> WHAT TO PRODUCE
Pictures stay out of the copy. Please reproduce only the lines between the one holding "Clone this chart in matplotlib." and the one holding "ax.set_axisbelow(True)", inclusive.

> DATA FOR THIS TASK
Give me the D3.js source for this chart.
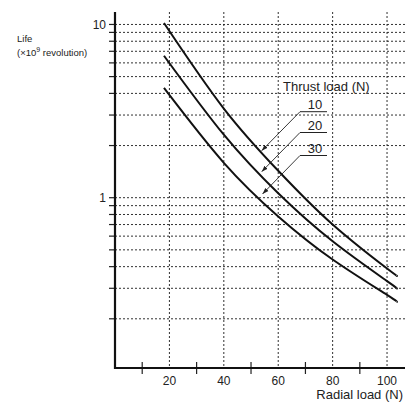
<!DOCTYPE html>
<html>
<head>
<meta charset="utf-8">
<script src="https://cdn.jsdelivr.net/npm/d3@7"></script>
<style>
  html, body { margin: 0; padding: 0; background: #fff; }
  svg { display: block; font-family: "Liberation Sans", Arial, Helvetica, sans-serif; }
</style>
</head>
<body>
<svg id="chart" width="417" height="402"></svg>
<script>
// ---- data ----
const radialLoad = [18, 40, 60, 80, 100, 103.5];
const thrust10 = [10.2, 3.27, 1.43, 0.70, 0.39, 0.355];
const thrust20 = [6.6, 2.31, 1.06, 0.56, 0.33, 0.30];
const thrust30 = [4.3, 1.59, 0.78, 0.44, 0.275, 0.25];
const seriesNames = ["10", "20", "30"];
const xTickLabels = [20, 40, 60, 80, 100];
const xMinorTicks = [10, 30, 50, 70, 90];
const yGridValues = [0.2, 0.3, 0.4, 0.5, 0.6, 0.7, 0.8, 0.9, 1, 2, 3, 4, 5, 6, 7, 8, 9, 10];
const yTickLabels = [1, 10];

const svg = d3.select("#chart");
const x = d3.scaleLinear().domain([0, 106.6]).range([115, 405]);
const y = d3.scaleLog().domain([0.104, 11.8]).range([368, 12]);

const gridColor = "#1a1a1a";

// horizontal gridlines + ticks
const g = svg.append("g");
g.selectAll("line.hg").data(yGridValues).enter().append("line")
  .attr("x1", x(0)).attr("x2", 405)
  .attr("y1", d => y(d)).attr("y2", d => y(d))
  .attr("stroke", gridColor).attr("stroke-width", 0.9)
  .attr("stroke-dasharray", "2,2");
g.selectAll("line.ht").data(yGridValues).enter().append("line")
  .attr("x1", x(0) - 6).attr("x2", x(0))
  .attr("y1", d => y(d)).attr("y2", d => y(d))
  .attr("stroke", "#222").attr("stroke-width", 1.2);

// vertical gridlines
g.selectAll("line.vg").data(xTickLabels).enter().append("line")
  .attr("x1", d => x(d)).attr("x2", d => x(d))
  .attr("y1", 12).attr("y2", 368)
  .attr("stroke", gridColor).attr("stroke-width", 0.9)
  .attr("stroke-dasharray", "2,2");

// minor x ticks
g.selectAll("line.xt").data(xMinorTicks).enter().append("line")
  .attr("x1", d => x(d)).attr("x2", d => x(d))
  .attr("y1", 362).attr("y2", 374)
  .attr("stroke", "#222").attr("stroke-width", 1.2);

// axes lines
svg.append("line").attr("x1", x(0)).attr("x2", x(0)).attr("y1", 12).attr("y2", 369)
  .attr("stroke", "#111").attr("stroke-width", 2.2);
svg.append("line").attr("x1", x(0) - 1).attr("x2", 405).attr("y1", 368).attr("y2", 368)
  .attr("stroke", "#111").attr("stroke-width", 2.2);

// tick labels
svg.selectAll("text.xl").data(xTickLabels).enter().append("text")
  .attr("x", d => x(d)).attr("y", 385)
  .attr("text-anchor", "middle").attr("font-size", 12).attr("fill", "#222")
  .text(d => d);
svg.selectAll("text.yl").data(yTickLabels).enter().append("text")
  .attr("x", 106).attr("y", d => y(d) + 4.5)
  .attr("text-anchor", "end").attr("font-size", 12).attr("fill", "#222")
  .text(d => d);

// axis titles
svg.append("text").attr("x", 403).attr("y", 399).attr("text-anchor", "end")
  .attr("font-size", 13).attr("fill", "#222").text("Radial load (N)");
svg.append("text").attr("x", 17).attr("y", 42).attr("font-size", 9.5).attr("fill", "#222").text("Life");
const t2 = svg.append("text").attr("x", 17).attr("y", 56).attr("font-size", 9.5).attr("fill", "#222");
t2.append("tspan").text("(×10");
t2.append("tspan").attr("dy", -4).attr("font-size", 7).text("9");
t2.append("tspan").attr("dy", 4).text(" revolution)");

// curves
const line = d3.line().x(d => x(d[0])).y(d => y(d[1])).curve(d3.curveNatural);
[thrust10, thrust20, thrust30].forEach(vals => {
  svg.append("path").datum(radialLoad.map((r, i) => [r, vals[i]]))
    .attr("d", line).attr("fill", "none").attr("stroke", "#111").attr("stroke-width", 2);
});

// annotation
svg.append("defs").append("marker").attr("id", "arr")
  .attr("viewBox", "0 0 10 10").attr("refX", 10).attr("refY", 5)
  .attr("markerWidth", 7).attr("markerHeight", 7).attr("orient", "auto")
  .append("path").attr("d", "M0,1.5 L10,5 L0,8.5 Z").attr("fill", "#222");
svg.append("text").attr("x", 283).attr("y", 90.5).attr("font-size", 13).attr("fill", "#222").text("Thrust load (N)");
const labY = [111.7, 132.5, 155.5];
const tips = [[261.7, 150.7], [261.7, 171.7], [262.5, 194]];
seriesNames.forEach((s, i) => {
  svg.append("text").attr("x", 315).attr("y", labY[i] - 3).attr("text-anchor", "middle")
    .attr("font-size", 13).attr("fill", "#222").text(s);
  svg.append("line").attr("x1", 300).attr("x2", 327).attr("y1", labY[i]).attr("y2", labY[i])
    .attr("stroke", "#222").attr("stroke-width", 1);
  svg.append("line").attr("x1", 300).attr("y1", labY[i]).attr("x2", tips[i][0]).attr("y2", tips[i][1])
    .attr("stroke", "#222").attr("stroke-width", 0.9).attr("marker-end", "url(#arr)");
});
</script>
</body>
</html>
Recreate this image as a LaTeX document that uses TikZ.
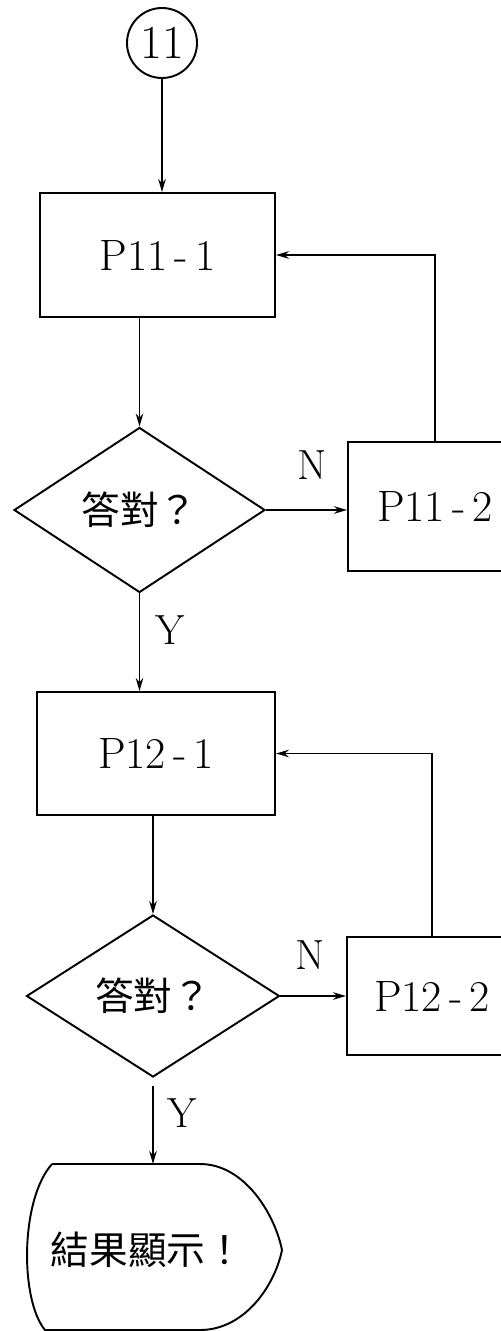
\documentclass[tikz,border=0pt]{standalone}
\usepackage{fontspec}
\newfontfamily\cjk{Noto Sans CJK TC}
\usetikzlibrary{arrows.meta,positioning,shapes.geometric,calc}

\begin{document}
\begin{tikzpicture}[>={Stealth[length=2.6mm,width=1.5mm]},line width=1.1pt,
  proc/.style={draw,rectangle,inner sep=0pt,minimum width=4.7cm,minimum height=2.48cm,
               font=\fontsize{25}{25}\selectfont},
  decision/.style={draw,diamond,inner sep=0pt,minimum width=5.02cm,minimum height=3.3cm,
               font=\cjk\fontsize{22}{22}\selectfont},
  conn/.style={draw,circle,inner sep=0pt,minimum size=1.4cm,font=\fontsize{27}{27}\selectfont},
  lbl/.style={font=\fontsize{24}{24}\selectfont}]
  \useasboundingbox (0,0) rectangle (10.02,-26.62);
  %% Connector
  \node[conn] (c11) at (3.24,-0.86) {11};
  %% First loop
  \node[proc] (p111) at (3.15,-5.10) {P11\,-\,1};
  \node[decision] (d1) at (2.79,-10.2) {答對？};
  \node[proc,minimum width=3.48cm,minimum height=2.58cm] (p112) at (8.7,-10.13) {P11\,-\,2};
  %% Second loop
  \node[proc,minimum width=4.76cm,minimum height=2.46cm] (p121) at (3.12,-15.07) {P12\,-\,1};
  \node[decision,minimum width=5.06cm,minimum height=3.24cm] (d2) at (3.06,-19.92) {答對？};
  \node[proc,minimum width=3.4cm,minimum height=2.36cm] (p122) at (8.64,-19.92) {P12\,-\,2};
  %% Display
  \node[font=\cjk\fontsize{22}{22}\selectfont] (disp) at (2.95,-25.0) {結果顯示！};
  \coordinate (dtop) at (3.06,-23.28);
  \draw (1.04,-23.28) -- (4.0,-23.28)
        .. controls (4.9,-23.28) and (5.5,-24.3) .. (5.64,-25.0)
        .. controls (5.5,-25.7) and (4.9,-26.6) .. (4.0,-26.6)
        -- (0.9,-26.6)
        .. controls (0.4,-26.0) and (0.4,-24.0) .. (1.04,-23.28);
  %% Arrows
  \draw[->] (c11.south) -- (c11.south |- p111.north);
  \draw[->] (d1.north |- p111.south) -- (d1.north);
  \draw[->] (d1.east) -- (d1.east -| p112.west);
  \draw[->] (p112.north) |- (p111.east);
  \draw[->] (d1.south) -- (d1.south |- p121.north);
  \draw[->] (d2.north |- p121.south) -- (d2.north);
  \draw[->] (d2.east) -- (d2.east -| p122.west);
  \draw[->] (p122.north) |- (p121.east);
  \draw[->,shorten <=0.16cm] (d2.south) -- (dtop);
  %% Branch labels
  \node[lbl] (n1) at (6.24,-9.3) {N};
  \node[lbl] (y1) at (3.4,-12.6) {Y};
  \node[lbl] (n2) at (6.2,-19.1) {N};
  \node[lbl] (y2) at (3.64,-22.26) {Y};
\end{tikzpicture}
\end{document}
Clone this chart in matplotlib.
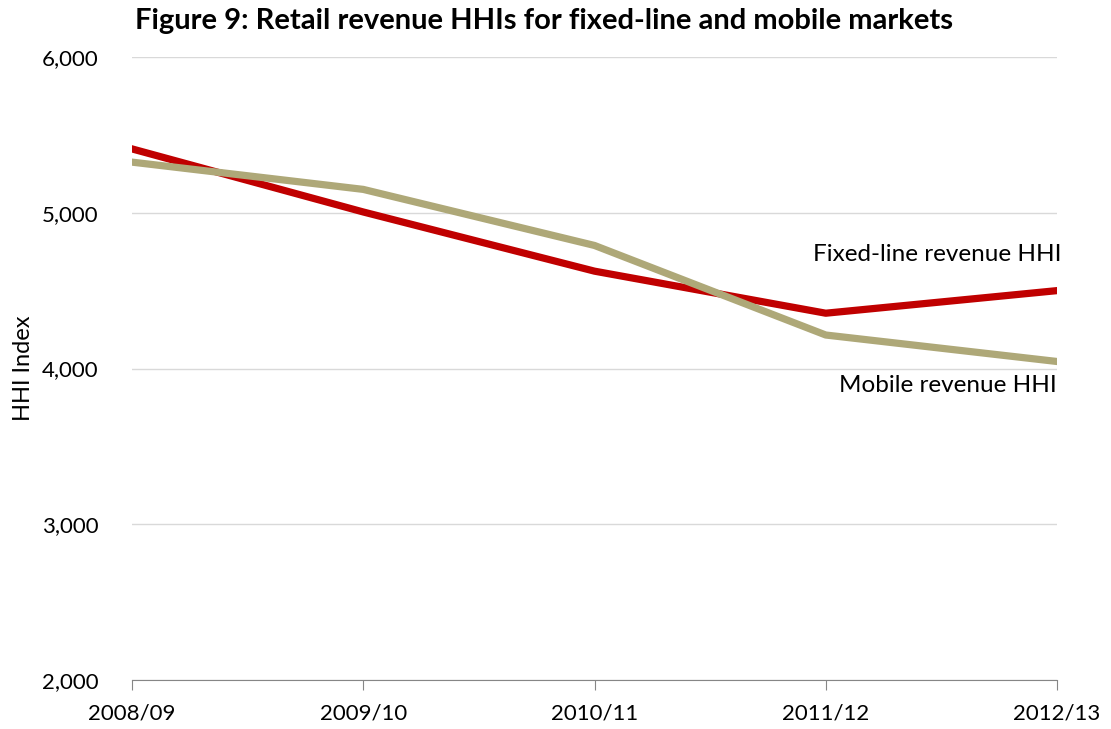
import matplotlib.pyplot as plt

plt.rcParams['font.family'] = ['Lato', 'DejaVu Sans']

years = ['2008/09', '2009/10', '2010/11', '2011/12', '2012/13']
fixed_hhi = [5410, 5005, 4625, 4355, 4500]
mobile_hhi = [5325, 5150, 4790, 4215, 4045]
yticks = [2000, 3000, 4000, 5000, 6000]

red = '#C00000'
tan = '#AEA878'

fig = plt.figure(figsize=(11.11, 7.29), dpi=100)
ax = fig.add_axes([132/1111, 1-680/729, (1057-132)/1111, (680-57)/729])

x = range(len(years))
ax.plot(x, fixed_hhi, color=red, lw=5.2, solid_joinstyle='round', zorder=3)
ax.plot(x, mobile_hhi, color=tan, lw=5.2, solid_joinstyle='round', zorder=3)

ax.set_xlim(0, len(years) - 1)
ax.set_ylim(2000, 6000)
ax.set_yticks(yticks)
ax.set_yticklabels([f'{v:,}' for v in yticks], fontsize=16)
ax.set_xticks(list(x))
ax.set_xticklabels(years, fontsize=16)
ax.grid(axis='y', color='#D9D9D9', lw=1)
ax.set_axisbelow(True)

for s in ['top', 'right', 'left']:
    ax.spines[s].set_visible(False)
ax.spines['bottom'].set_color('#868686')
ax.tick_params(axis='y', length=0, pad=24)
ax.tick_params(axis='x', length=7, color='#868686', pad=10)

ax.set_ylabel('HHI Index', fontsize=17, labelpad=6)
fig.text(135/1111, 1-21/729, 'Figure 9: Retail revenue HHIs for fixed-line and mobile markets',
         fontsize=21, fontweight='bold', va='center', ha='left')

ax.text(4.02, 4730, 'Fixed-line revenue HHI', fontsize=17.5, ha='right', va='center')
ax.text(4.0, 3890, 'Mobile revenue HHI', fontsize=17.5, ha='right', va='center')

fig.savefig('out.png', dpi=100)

> WRITTEN ANSWER
Clone this chart in matplotlib.
import matplotlib.pyplot as plt

plt.rcParams['font.family'] = ['Lato', 'DejaVu Sans']

years = ['2008/09', '2009/10', '2010/11', '2011/12', '2012/13']
fixed_hhi = [5410, 5005, 4625, 4355, 4500]
mobile_hhi = [5325, 5150, 4790, 4215, 4045]
yticks = [2000, 3000, 4000, 5000, 6000]

red = '#C00000'
tan = '#AEA878'

fig = plt.figure(figsize=(11.11, 7.29), dpi=100)
ax = fig.add_axes([132/1111, 1-680/729, (1057-132)/1111, (680-57)/729])

x = range(len(years))
ax.plot(x, fixed_hhi, color=red, lw=5.2, solid_joinstyle='round', zorder=3)
ax.plot(x, mobile_hhi, color=tan, lw=5.2, solid_joinstyle='round', zorder=3)

ax.set_xlim(0, len(years) - 1)
ax.set_ylim(2000, 6000)
ax.set_yticks(yticks)
ax.set_yticklabels([f'{v:,}' for v in yticks], fontsize=16)
ax.set_xticks(list(x))
ax.set_xticklabels(years, fontsize=16)
ax.grid(axis='y', color='#D9D9D9', lw=1)
ax.set_axisbelow(True)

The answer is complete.